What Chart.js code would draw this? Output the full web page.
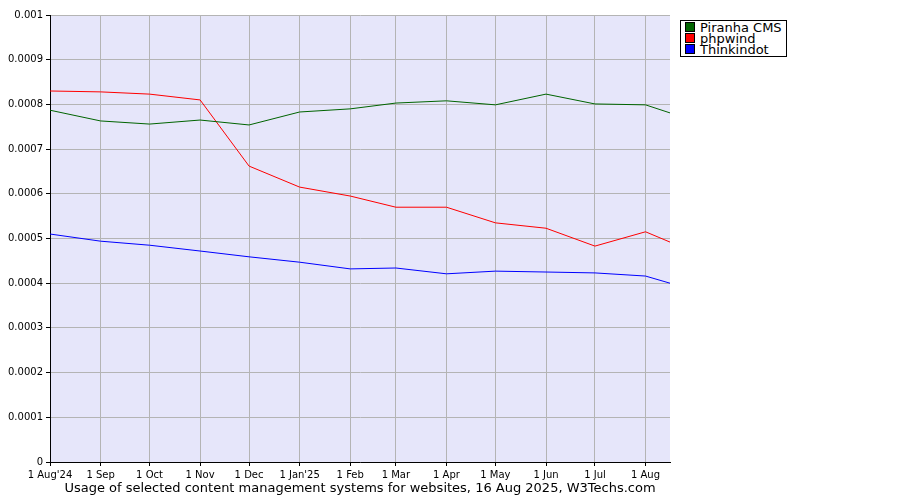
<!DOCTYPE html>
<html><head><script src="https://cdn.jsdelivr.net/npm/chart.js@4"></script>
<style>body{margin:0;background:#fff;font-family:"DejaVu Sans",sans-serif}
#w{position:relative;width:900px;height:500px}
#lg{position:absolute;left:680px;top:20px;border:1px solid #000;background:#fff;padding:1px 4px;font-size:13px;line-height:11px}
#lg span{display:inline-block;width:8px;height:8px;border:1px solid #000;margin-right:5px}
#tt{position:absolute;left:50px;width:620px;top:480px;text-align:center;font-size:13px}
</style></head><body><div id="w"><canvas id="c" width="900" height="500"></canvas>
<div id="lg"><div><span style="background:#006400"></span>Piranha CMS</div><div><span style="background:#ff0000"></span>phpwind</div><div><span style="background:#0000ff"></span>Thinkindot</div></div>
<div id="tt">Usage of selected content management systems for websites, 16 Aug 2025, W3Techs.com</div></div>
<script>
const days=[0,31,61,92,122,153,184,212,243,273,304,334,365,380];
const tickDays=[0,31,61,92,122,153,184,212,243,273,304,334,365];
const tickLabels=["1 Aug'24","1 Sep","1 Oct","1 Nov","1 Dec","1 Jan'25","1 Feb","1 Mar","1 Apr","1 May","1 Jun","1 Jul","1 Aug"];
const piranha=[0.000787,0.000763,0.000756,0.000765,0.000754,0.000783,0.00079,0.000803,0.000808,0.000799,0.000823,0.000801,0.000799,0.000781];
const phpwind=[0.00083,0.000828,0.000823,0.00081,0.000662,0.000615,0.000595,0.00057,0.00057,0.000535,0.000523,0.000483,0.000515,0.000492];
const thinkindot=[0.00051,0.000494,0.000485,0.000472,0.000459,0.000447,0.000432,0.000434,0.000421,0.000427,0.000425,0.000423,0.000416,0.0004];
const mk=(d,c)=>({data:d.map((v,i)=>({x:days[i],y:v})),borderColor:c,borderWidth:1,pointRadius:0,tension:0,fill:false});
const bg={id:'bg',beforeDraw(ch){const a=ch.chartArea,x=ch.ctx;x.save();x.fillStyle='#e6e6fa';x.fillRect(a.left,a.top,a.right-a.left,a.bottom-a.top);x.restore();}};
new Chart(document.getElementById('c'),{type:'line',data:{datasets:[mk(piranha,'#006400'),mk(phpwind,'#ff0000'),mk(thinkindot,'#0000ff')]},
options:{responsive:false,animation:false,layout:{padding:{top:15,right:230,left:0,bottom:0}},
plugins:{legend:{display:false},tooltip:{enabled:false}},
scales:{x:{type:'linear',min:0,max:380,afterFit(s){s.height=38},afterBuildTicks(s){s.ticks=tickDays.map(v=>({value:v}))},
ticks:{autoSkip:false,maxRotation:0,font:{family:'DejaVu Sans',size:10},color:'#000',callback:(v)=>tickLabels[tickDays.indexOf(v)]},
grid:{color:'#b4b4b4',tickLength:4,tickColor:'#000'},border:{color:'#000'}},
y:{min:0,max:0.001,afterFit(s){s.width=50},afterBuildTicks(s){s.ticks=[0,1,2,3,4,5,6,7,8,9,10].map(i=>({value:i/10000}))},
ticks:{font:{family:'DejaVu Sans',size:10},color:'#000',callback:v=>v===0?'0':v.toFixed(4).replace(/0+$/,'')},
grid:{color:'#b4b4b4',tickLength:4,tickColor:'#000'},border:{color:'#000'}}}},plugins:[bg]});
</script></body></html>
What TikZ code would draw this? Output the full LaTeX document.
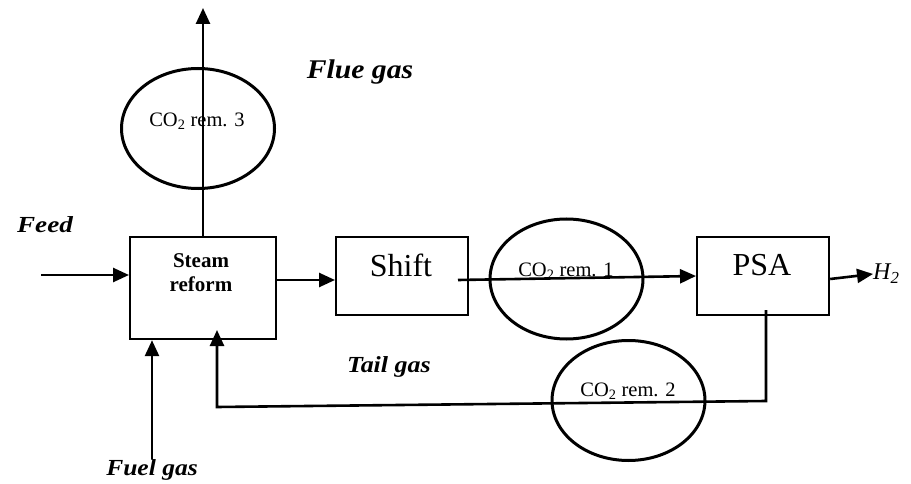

━━━━━━━━━━━━━━━━━━━━

All records above are to be printed exactly, minus the pictures they contain.

◆ **SOLUTION**
What Chart.js code would draw this? Output the full web page.
<!DOCTYPE html>
<html><head><script src="https://cdn.jsdelivr.net/npm/chart.js@4"></script>
<style>body{margin:0;background:#fff;font-family:"DejaVu Sans",sans-serif}
#w{position:relative;width:900px;height:500px}
#lg{position:absolute;left:680px;top:20px;border:1px solid #000;background:#fff;padding:1px 4px;font-size:13px;line-height:11px}
#lg span{display:inline-block;width:8px;height:8px;border:1px solid #000;margin-right:5px}
#tt{position:absolute;left:50px;width:620px;top:480px;text-align:center;font-size:13px}
</style></head><body><div id="w"><canvas id="c" width="900" height="500"></canvas>
<div id="lg"><div><span style="background:#006400"></span>Piranha CMS</div><div><span style="background:#ff0000"></span>phpwind</div><div><span style="background:#0000ff"></span>Thinkindot</div></div>
<div id="tt">Usage of selected content management systems for websites, 16 Aug 2025, W3Techs.com</div></div>
<script>
const days=[0,31,61,92,122,153,184,212,243,273,304,334,365,380];
const tickDays=[0,31,61,92,122,153,184,212,243,273,304,334,365];
const tickLabels=["1 Aug'24","1 Sep","1 Oct","1 Nov","1 Dec","1 Jan'25","1 Feb","1 Mar","1 Apr","1 May","1 Jun","1 Jul","1 Aug"];
const piranha=[0.000787,0.000763,0.000756,0.000765,0.000754,0.000783,0.00079,0.000803,0.000808,0.000799,0.000823,0.000801,0.000799,0.000781];
const phpwind=[0.00083,0.000828,0.000823,0.00081,0.000662,0.000615,0.000595,0.00057,0.00057,0.000535,0.000523,0.000483,0.000515,0.000492];
const thinkindot=[0.00051,0.000494,0.000485,0.000472,0.000459,0.000447,0.000432,0.000434,0.000421,0.000427,0.000425,0.000423,0.000416,0.0004];
const mk=(d,c)=>({data:d.map((v,i)=>({x:days[i],y:v})),borderColor:c,borderWidth:1,pointRadius:0,tension:0,fill:false});
const bg={id:'bg',beforeDraw(ch){const a=ch.chartArea,x=ch.ctx;x.save();x.fillStyle='#e6e6fa';x.fillRect(a.left,a.top,a.right-a.left,a.bottom-a.top);x.restore();}};
new Chart(document.getElementById('c'),{type:'line',data:{datasets:[mk(piranha,'#006400'),mk(phpwind,'#ff0000'),mk(thinkindot,'#0000ff')]},
options:{responsive:false,animation:false,layout:{padding:{top:15,right:230,left:0,bottom:0}},
plugins:{legend:{display:false},tooltip:{enabled:false}},
scales:{x:{type:'linear',min:0,max:380,afterFit(s){s.height=38},afterBuildTicks(s){s.ticks=tickDays.map(v=>({value:v}))},
ticks:{autoSkip:false,maxRotation:0,font:{family:'DejaVu Sans',size:10},color:'#000',callback:(v)=>tickLabels[tickDays.indexOf(v)]},
grid:{color:'#b4b4b4',tickLength:4,tickColor:'#000'},border:{color:'#000'}},
y:{min:0,max:0.001,afterFit(s){s.width=50},afterBuildTicks(s){s.ticks=[0,1,2,3,4,5,6,7,8,9,10].map(i=>({value:i/10000}))},
ticks:{font:{family:'DejaVu Sans',size:10},color:'#000',callback:v=>v===0?'0':v.toFixed(4).replace(/0+$/,'')},
grid:{color:'#b4b4b4',tickLength:4,tickColor:'#000'},border:{color:'#000'}}}},plugins:[bg]});
</script></body></html>
What TikZ code would draw this? Output the full LaTeX document.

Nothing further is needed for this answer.